**REQUIRED TASK**
Return all of the data exactly as written, without the pictures.

**DATA SEGMENT**
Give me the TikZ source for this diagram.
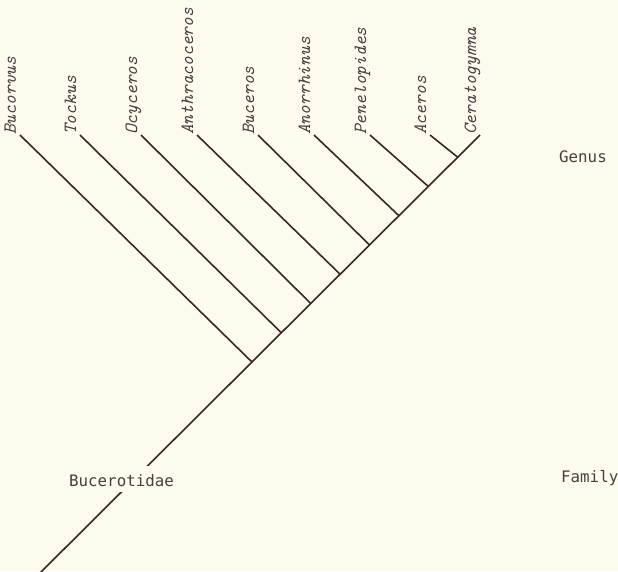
\documentclass[tikz,border=0pt]{standalone}
\usepackage{fontspec}
\newfontfamily\rankfont{DejaVu Sans Mono}
\usetikzlibrary{calc}
\definecolor{paper}{RGB}{253,251,238}
\definecolor{ink}{RGB}{58,38,38}
\definecolor{typeink}{RGB}{72,62,62}
\begin{document}
\begin{tikzpicture}[x=1pt,y=-1pt,
  branch/.style={draw=ink,line width=1.6pt},
  genus/.style={rotate=90,anchor=base west,inner sep=0pt,yshift=4pt,
    text=typeink,font=\fontsize{18.6}{19}\selectfont\ttfamily\itshape},
  rank/.style={anchor=base west,inner sep=0pt,text=typeink,
    font=\fontsize{15.8}{16}\selectfont\rankfont}]
\fill[paper] (0,0) rectangle (618,571);
\useasboundingbox (0,0) rectangle (618,571);

% root of the family and top of the main stem
\coordinate (root) at (40,573);
\coordinate (t9) at (480,135);

% tips of the genus branches
\coordinate (t1) at (20,135);
\coordinate (t2) at (80,135);
\coordinate (t3) at (141,135);
\coordinate (t4) at (197,135);
\coordinate (t5) at (258,135);
\coordinate (t6) at (314,135);
\coordinate (t7) at (370,135);
\coordinate (t8) at (430,135);

% branching points along the main stem
\foreach \k/\t in {1/0.4817,2/0.5485,3/0.6153,4/0.6821,5/0.7489,6/0.8157,7/0.8825,8/0.9493}
  \coordinate (j\k) at ($(root)!\t!(t9)$);

% main stem
\draw[branch] (root) -- (t9);

% side branches
\foreach \k in {1,...,8}
  \draw[branch] (t\k) -- (j\k);

% genus names
\node[genus] (g1) at (t1) {Bucorvus};
\node[genus] (g2) at (t2) {Tockus};
\node[genus] (g3) at (t3) {Ocyceros};
\node[genus] (g4) at (t4) {Anthracoceros};
\node[genus] (g5) at (t5) {Buceros};
\node[genus] (g6) at (t6) {Anorrhinus};
\node[genus] (g7) at (t7) {Penelopides};
\node[genus] (g8) at (t8) {Aceros};
\node[genus] (g9) at (t9) {Ceratogymna};

% family name, set over the stem
\node[rank,fill=paper,inner xsep=2pt,inner ysep=3pt,text height=17pt,text depth=3pt]
  (fam) at (67,486) {Bucerotidae};

% rank labels
\node[rank] (rgenus) at (559,162) {Genus};
\node[rank] (rfamily) at (561,482) {Family};
\end{tikzpicture}
\end{document}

**TASK RESULT**
Give me the TikZ source for this diagram.
\documentclass[tikz,border=0pt]{standalone}
\usepackage{fontspec}
\newfontfamily\rankfont{DejaVu Sans Mono}
\usetikzlibrary{calc}
\definecolor{paper}{RGB}{253,251,238}
\definecolor{ink}{RGB}{58,38,38}
\definecolor{typeink}{RGB}{72,62,62}
\begin{document}
\begin{tikzpicture}[x=1pt,y=-1pt,
  branch/.style={draw=ink,line width=1.6pt},
  genus/.style={rotate=90,anchor=base west,inner sep=0pt,yshift=4pt,
    text=typeink,font=\fontsize{18.6}{19}\selectfont\ttfamily\itshape},
  rank/.style={anchor=base west,inner sep=0pt,text=typeink,
    font=\fontsize{15.8}{16}\selectfont\rankfont}]
\fill[paper] (0,0) rectangle (618,571);
\useasboundingbox (0,0) rectangle (618,571);

% root of the family and top of the main stem
\coordinate (root) at (40,573);
\coordinate (t9) at (480,135);

% tips of the genus branches
\coordinate (t1) at (20,135);
\coordinate (t2) at (80,135);
\coordinate (t3) at (141,135);
\coordinate (t4) at (197,135);
\coordinate (t5) at (258,135);
\coordinate (t6) at (314,135);
\coordinate (t7) at (370,135);
\coordinate (t8) at (430,135);

% branching points along the main stem
\foreach \k/\t in {1/0.4817,2/0.5485,3/0.6153,4/0.6821,5/0.7489,6/0.8157,7/0.8825,8/0.9493}
  \coordinate (j\k) at ($(root)!\t!(t9)$);

% main stem
\draw[branch] (root) -- (t9);

% side branches
\foreach \k in {1,...,8}
  \draw[branch] (t\k) -- (j\k);

% genus names
\node[genus] (g1) at (t1) {Bucorvus};
\node[genus] (g2) at (t2) {Tockus};
\node[genus] (g3) at (t3) {Ocyceros};
\node[genus] (g4) at (t4) {Anthracoceros};
\node[genus] (g5) at (t5) {Buceros};
\node[genus] (g6) at (t6) {Anorrhinus};
\node[genus] (g7) at (t7) {Penelopides};
\node[genus] (g8) at (t8) {Aceros};
\node[genus] (g9) at (t9) {Ceratogymna};

% family name, set over the stem
\node[rank,fill=paper,inner xsep=2pt,inner ysep=3pt,text height=17pt,text depth=3pt]
  (fam) at (67,486) {Bucerotidae};

% rank labels
\node[rank] (rgenus) at (559,162) {Genus};
\node[rank] (rfamily) at (561,482) {Family};
\end{tikzpicture}
\end{document}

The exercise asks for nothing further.